▶ [EXERCISE DIRECTIONS] Write out each line of the listing as it stands, without the images.

▶ [PROVIDED MATERIAL]
---*---

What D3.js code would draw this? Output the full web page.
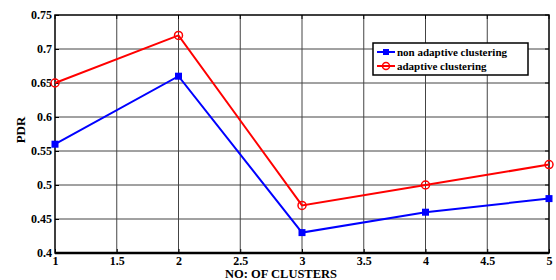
<!DOCTYPE html>
<html>
<head>
<meta charset="utf-8">
<script src="https://cdn.jsdelivr.net/npm/d3@7"></script>
<style>
body { margin: 0; background: #fff; overflow: hidden; }
svg { display: block; }
.tick text { font-family: "Liberation Serif", serif; font-weight: bold; font-size: 12px; fill: #000; }
.label { font-family: "Liberation Serif", serif; font-weight: bold; font-size: 12px; }
</style>
</head>
<body>
<svg id="chart"></svg>
<script>
let width = 556, height = 280;

let clusters = [1, 2, 3, 4, 5];
let nonAdaptive = [0.56, 0.66, 0.43, 0.46, 0.48];
let adaptive = [0.65, 0.72, 0.47, 0.50, 0.53];
let xTicks = [1, 1.5, 2, 2.5, 3, 3.5, 4, 4.5, 5];
let yTicks = [0.4, 0.45, 0.5, 0.55, 0.6, 0.65, 0.7, 0.75];

let padding = { left: 55, right: 7, top: 15, bottom: 27 };

let svg = d3.select('#chart').attr('width', width).attr('height', height);

let x = d3.scaleLinear().domain([1, 5]).range([padding.left, width - padding.right]);
let y = d3.scaleLinear().domain([0.4, 0.75]).range([height - padding.bottom, padding.top]);

// grid
svg.append('g').selectAll('line.gx')
    .data(xTicks.slice(1, -1))
    .enter().append('line')
    .attr('x1', d => x(d)).attr('x2', d => x(d))
    .attr('y1', y(0.4)).attr('y2', y(0.75))
    .attr('stroke', '#444').attr('stroke-width', 1);
svg.append('g').selectAll('line.gy')
    .data(yTicks.slice(1, -1))
    .enter().append('line')
    .attr('x1', x(1)).attr('x2', x(5))
    .attr('y1', d => y(d)).attr('y2', d => y(d))
    .attr('stroke', '#444').attr('stroke-width', 1);

// axes
let axis_x = d3.axisBottom(x).tickValues(xTicks).tickSize(-4).tickPadding(3).tickFormat(d => d);
let axis_y = d3.axisLeft(y).tickValues(yTicks).tickSize(-4).tickPadding(3).tickFormat(d => d);

let gx = svg.append('g')
    .attr('transform', `translate(0, ${y(0.4)})`)
    .call(axis_x);
let gy = svg.append('g')
    .attr('transform', `translate(${x(1)}, 0)`)
    .call(axis_y);
[gx, gy].forEach(g => {
    g.select('.domain').remove();
    g.selectAll('.tick line').attr('stroke', '#000');
});

// top/right ticks
svg.append('g').selectAll('line')
    .data(xTicks)
    .enter().append('line')
    .attr('x1', d => x(d)).attr('x2', d => x(d))
    .attr('y1', y(0.75)).attr('y2', y(0.75) + 4)
    .attr('stroke', '#000');
svg.append('g').selectAll('line')
    .data(yTicks)
    .enter().append('line')
    .attr('x1', x(5)).attr('x2', x(5) - 4)
    .attr('y1', d => y(d)).attr('y2', d => y(d))
    .attr('stroke', '#000');

// frame
svg.append('rect')
    .attr('x', x(1)).attr('y', y(0.75))
    .attr('width', x(5) - x(1)).attr('height', y(0.4) - y(0.75))
    .attr('fill', 'none').attr('stroke', '#000').attr('stroke-width', 1.5);
svg.append('line')
    .attr('x1', x(1)).attr('x2', x(5))
    .attr('y1', y(0.4)).attr('y2', y(0.4))
    .attr('stroke', '#000').attr('stroke-width', 2.5);

// lines
let line = d3.line().x((d, i) => x(clusters[i])).y(d => y(d));

svg.append('path').datum(nonAdaptive)
    .attr('d', line).attr('fill', 'none')
    .attr('stroke', '#0000ff').attr('stroke-width', 2);
svg.append('g').selectAll('rect')
    .data(nonAdaptive)
    .enter().append('rect')
    .attr('x', (d, i) => x(clusters[i]) - 3.5)
    .attr('y', d => y(d) - 3.5)
    .attr('width', 7).attr('height', 7)
    .attr('fill', '#0000ff');

svg.append('path').datum(adaptive)
    .attr('d', line).attr('fill', 'none')
    .attr('stroke', '#ff0000').attr('stroke-width', 2);
svg.append('g').selectAll('circle')
    .data(adaptive)
    .enter().append('circle')
    .attr('cx', (d, i) => x(clusters[i]))
    .attr('cy', d => y(d))
    .attr('r', 4)
    .attr('fill', 'none').attr('stroke', '#ff0000').attr('stroke-width', 1.5);

// axis labels
svg.append('text')
    .attr('class', 'label')
    .attr('x', 281).attr('y', 278)
    .attr('text-anchor', 'middle')
    .style('font-size', '12.5px')
    .text('NO: OF CLUSTERS');
svg.append('text')
    .attr('class', 'label')
    .attr('transform', `translate(25, 130) rotate(-90)`)
    .attr('text-anchor', 'middle')
    .style('font-size', '13px')
    .text('PDR');

// legend
let legend = svg.append('g').attr('transform', 'translate(373, 43)');
legend.append('rect')
    .attr('width', 155).attr('height', 32)
    .attr('fill', '#fff').attr('stroke', '#000').attr('stroke-width', 1.5);
let items = [
    { name: 'non adaptive clustering', color: '#0000ff', shape: 'square' },
    { name: 'adaptive clustering', color: '#ff0000', shape: 'circle' }
];
items.forEach((it, i) => {
    let cy = 9 + i * 14;
    legend.append('line')
        .attr('x1', 4).attr('x2', 22).attr('y1', cy).attr('y2', cy)
        .attr('stroke', it.color).attr('stroke-width', 2);
    if (it.shape == 'square') {
        legend.append('rect').attr('x', 10).attr('y', cy - 3).attr('width', 6).attr('height', 6).attr('fill', it.color);
    } else {
        legend.append('circle').attr('cx', 13).attr('cy', cy).attr('r', 3.5)
            .attr('fill', 'none').attr('stroke', it.color).attr('stroke-width', 1.5);
    }
    legend.append('text')
        .attr('class', 'label')
        .attr('x', 24).attr('y', cy + 4)
        .style('font-size', '11px')
        .text(it.name);
});
</script>
</body>
</html>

---*---

▶ [OUTPUT]
What D3.js code would draw this? Output the full web page.
<!DOCTYPE html>
<html>
<head>
<meta charset="utf-8">
<script src="https://cdn.jsdelivr.net/npm/d3@7"></script>
<style>
body { margin: 0; background: #fff; overflow: hidden; }
svg { display: block; }
.tick text { font-family: "Liberation Serif", serif; font-weight: bold; font-size: 12px; fill: #000; }
.label { font-family: "Liberation Serif", serif; font-weight: bold; font-size: 12px; }
</style>
</head>
<body>
<svg id="chart"></svg>
<script>
let width = 556, height = 280;

let clusters = [1, 2, 3, 4, 5];
let nonAdaptive = [0.56, 0.66, 0.43, 0.46, 0.48];
let adaptive = [0.65, 0.72, 0.47, 0.50, 0.53];
let xTicks = [1, 1.5, 2, 2.5, 3, 3.5, 4, 4.5, 5];
let yTicks = [0.4, 0.45, 0.5, 0.55, 0.6, 0.65, 0.7, 0.75];

let padding = { left: 55, right: 7, top: 15, bottom: 27 };

let svg = d3.select('#chart').attr('width', width).attr('height', height);

let x = d3.scaleLinear().domain([1, 5]).range([padding.left, width - padding.right]);
let y = d3.scaleLinear().domain([0.4, 0.75]).range([height - padding.bottom, padding.top]);

// grid
svg.append('g').selectAll('line.gx')
    .data(xTicks.slice(1, -1))
    .enter().append('line')
    .attr('x1', d => x(d)).attr('x2', d => x(d))
    .attr('y1', y(0.4)).attr('y2', y(0.75))
    .attr('stroke', '#444').attr('stroke-width', 1);
svg.append('g').selectAll('line.gy')
    .data(yTicks.slice(1, -1))
    .enter().append('line')
    .attr('x1', x(1)).attr('x2', x(5))
    .attr('y1', d => y(d)).attr('y2', d => y(d))
    .attr('stroke', '#444').attr('stroke-width', 1);

// axes
let axis_x = d3.axisBottom(x).tickValues(xTicks).tickSize(-4).tickPadding(3).tickFormat(d => d);
let axis_y = d3.axisLeft(y).tickValues(yTicks).tickSize(-4).tickPadding(3).tickFormat(d => d);

let gx = svg.append('g')
    .attr('transform', `translate(0, ${y(0.4)})`)
    .call(axis_x);
let gy = svg.append('g')
    .attr('transform', `translate(${x(1)}, 0)`)
    .call(axis_y);
[gx, gy].forEach(g => {
    g.select('.domain').remove();
    g.selectAll('.tick line').attr('stroke', '#000');
});

// top/right ticks
svg.append('g').selectAll('line')
    .data(xTicks)
    .enter().append('line')
    .attr('x1', d => x(d)).attr('x2', d => x(d))
    .attr('y1', y(0.75)).attr('y2', y(0.75) + 4)
    .attr('stroke', '#000');
svg.append('g').selectAll('line')
    .data(yTicks)
    .enter().append('line')
    .attr('x1', x(5)).attr('x2', x(5) - 4)
    .attr('y1', d => y(d)).attr('y2', d => y(d))
    .attr('stroke', '#000');

// frame
svg.append('rect')
    .attr('x', x(1)).attr('y', y(0.75))
    .attr('width', x(5) - x(1)).attr('height', y(0.4) - y(0.75))
    .attr('fill', 'none').attr('stroke', '#000').attr('stroke-width', 1.5);
svg.append('line')
    .attr('x1', x(1)).attr('x2', x(5))
    .attr('y1', y(0.4)).attr('y2', y(0.4))
    .attr('stroke', '#000').attr('stroke-width', 2.5);

// lines
let line = d3.line().x((d, i) => x(clusters[i])).y(d => y(d));

svg.append('path').datum(nonAdaptive)
    .attr('d', line).attr('fill', 'none')
    .attr('stroke', '#0000ff').attr('stroke-width', 2);
svg.append('g').selectAll('rect')
    .data(nonAdaptive)
    .enter().append('rect')
    .attr('x', (d, i) => x(clusters[i]) - 3.5)
    .attr('y', d => y(d) - 3.5)
    .attr('width', 7).attr('height', 7)
    .attr('fill', '#0000ff');

svg.append('path').datum(adaptive)
    .attr('d', line).attr('fill', 'none')
    .attr('stroke', '#ff0000').attr('stroke-width', 2);
svg.append('g').selectAll('circle')
    .data(adaptive)
    .enter().append('circle')
    .attr('cx', (d, i) => x(clusters[i]))
    .attr('cy', d => y(d))
    .attr('r', 4)
    .attr('fill', 'none').attr('stroke', '#ff0000').attr('stroke-width', 1.5);

// axis labels
svg.append('text')
    .attr('class', 'label')
    .attr('x', 281).attr('y', 278)
    .attr('text-anchor', 'middle')
    .style('font-size', '12.5px')
    .text('NO: OF CLUSTERS');
svg.append('text')
    .attr('class', 'label')
    .attr('transform', `translate(25, 130) rotate(-90)`)
    .attr('text-anchor', 'middle')
    .style('font-size', '13px')
    .text('PDR');

// legend
let legend = svg.append('g').attr('transform', 'translate(373, 43)');
legend.append('rect')
    .attr('width', 155).attr('height', 32)
    .attr('fill', '#fff').attr('stroke', '#000').attr('stroke-width', 1.5);
let items = [
    { name: 'non adaptive clustering', color: '#0000ff', shape: 'square' },
    { name: 'adaptive clustering', color: '#ff0000', shape: 'circle' }
];
items.forEach((it, i) => {
    let cy = 9 + i * 14;
    legend.append('line')
        .attr('x1', 4).attr('x2', 22).attr('y1', cy).attr('y2', cy)
        .attr('stroke', it.color).attr('stroke-width', 2);
    if (it.shape == 'square') {
        legend.append('rect').attr('x', 10).attr('y', cy - 3).attr('width', 6).attr('height', 6).attr('fill', it.color);
    } else {
        legend.append('circle').attr('cx', 13).attr('cy', cy).attr('r', 3.5)
            .attr('fill', 'none').attr('stroke', it.color).attr('stroke-width', 1.5);
    }
    legend.append('text')
        .attr('class', 'label')
        .attr('x', 24).attr('y', cy + 4)
        .style('font-size', '11px')
        .text(it.name);
});
</script>
</body>
</html>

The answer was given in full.